## SUPPLIED MATERIAL
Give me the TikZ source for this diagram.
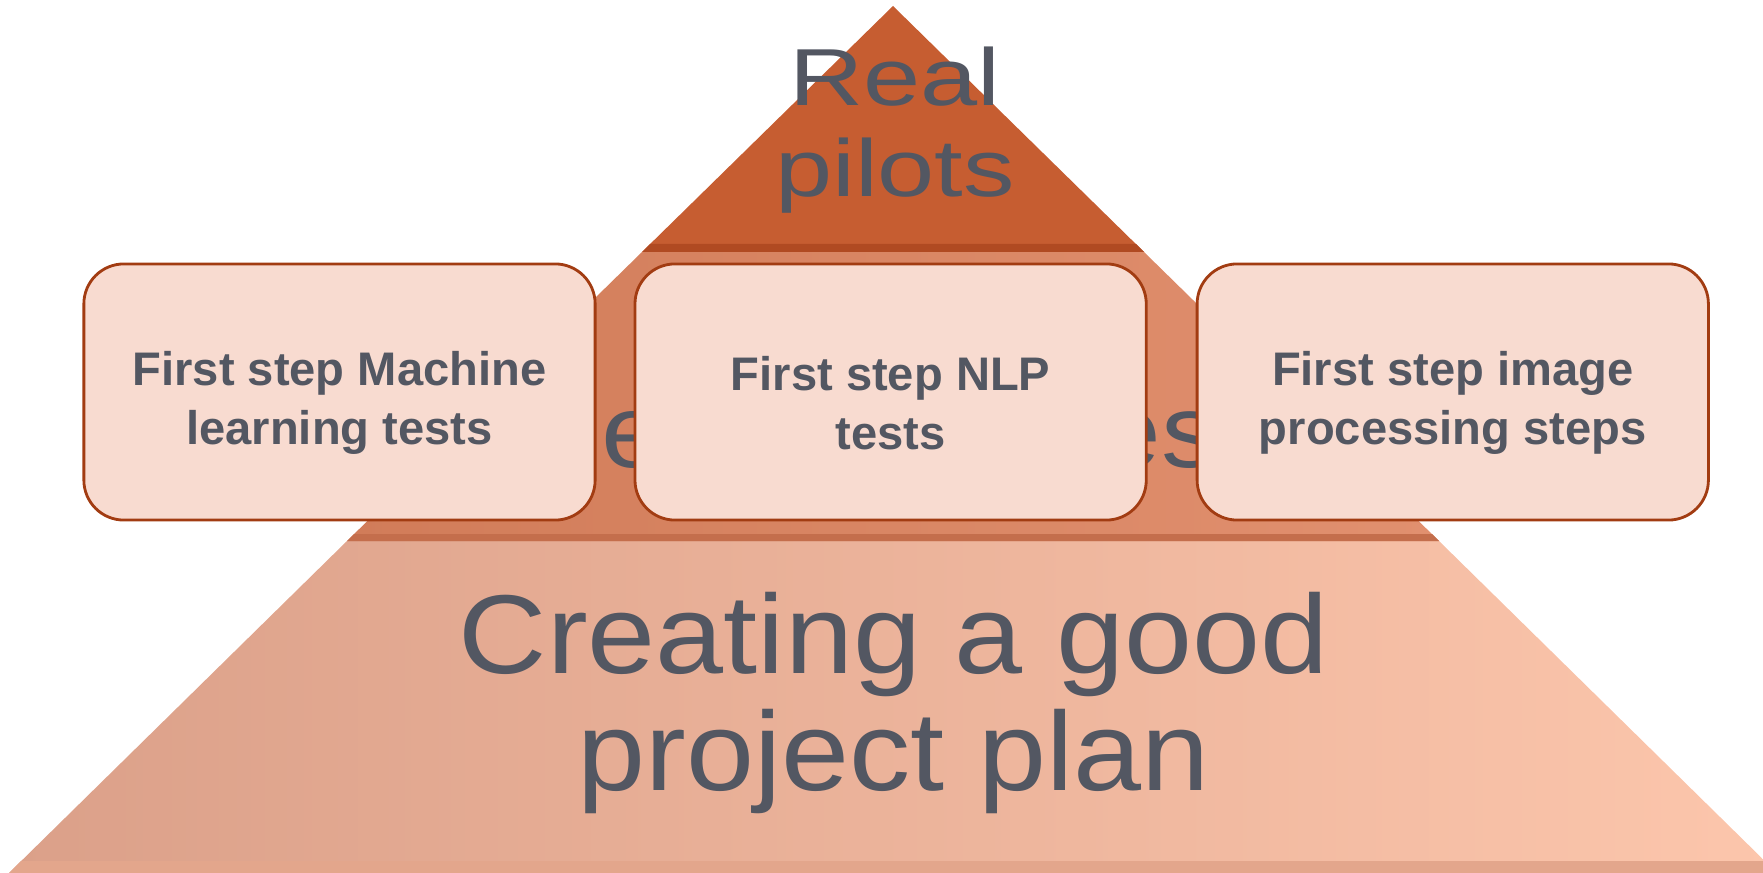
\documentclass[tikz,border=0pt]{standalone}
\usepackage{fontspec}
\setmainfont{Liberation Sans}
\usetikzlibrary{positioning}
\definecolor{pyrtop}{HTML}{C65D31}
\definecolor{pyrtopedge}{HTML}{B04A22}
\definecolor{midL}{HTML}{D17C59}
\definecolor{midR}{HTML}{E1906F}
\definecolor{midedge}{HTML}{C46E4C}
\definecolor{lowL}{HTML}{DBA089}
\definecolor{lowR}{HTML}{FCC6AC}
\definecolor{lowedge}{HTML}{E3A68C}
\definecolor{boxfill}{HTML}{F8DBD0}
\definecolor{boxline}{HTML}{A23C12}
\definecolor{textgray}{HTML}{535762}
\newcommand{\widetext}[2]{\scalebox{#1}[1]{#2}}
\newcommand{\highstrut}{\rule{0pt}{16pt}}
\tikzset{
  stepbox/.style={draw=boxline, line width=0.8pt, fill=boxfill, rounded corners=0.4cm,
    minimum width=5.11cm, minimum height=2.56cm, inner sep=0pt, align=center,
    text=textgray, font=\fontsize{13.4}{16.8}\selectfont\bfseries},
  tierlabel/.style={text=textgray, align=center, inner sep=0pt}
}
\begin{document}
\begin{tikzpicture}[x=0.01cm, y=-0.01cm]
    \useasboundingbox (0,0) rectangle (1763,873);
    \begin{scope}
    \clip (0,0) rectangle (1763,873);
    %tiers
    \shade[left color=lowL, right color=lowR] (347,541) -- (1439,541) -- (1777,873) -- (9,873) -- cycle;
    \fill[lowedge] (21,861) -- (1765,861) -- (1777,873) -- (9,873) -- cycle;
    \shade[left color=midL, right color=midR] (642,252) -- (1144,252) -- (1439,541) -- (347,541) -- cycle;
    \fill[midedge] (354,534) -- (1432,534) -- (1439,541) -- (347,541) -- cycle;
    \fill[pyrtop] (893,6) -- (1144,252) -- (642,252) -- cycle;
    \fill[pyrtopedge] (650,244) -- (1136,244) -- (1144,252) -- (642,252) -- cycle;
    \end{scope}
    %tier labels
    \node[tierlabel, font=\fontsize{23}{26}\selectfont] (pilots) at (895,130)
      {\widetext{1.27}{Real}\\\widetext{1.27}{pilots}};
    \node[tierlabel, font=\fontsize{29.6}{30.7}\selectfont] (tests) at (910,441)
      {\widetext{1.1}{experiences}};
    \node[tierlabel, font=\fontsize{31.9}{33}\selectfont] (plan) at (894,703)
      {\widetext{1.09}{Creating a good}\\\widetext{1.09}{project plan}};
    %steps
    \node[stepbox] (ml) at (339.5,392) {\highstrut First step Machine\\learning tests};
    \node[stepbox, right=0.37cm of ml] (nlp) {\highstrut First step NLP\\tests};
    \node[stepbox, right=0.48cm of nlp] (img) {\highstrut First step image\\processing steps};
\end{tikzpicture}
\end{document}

## TASK DIRECTIONS
Transcribe the full listing character for character. Pictures are excluded.

## RESULT FOR THIS EXERCISE
Give me the TikZ source for this diagram.
\documentclass[tikz,border=0pt]{standalone}
\usepackage{fontspec}
\setmainfont{Liberation Sans}
\usetikzlibrary{positioning}
\definecolor{pyrtop}{HTML}{C65D31}
\definecolor{pyrtopedge}{HTML}{B04A22}
\definecolor{midL}{HTML}{D17C59}
\definecolor{midR}{HTML}{E1906F}
\definecolor{midedge}{HTML}{C46E4C}
\definecolor{lowL}{HTML}{DBA089}
\definecolor{lowR}{HTML}{FCC6AC}
\definecolor{lowedge}{HTML}{E3A68C}
\definecolor{boxfill}{HTML}{F8DBD0}
\definecolor{boxline}{HTML}{A23C12}
\definecolor{textgray}{HTML}{535762}
\newcommand{\widetext}[2]{\scalebox{#1}[1]{#2}}
\newcommand{\highstrut}{\rule{0pt}{16pt}}
\tikzset{
  stepbox/.style={draw=boxline, line width=0.8pt, fill=boxfill, rounded corners=0.4cm,
    minimum width=5.11cm, minimum height=2.56cm, inner sep=0pt, align=center,
    text=textgray, font=\fontsize{13.4}{16.8}\selectfont\bfseries},
  tierlabel/.style={text=textgray, align=center, inner sep=0pt}
}
\begin{document}
\begin{tikzpicture}[x=0.01cm, y=-0.01cm]
    \useasboundingbox (0,0) rectangle (1763,873);
    \begin{scope}
    \clip (0,0) rectangle (1763,873);
    %tiers
    \shade[left color=lowL, right color=lowR] (347,541) -- (1439,541) -- (1777,873) -- (9,873) -- cycle;
    \fill[lowedge] (21,861) -- (1765,861) -- (1777,873) -- (9,873) -- cycle;
    \shade[left color=midL, right color=midR] (642,252) -- (1144,252) -- (1439,541) -- (347,541) -- cycle;
    \fill[midedge] (354,534) -- (1432,534) -- (1439,541) -- (347,541) -- cycle;
    \fill[pyrtop] (893,6) -- (1144,252) -- (642,252) -- cycle;
    \fill[pyrtopedge] (650,244) -- (1136,244) -- (1144,252) -- (642,252) -- cycle;
    \end{scope}
    %tier labels
    \node[tierlabel, font=\fontsize{23}{26}\selectfont] (pilots) at (895,130)
      {\widetext{1.27}{Real}\\\widetext{1.27}{pilots}};
    \node[tierlabel, font=\fontsize{29.6}{30.7}\selectfont] (tests) at (910,441)
      {\widetext{1.1}{experiences}};
    \node[tierlabel, font=\fontsize{31.9}{33}\selectfont] (plan) at (894,703)
      {\widetext{1.09}{Creating a good}\\\widetext{1.09}{project plan}};
    %steps
    \node[stepbox] (ml) at (339.5,392) {\highstrut First step Machine\\learning tests};
    \node[stepbox, right=0.37cm of ml] (nlp) {\highstrut First step NLP\\tests};
    \node[stepbox, right=0.48cm of nlp] (img) {\highstrut First step image\\processing steps};
\end{tikzpicture}
\end{document}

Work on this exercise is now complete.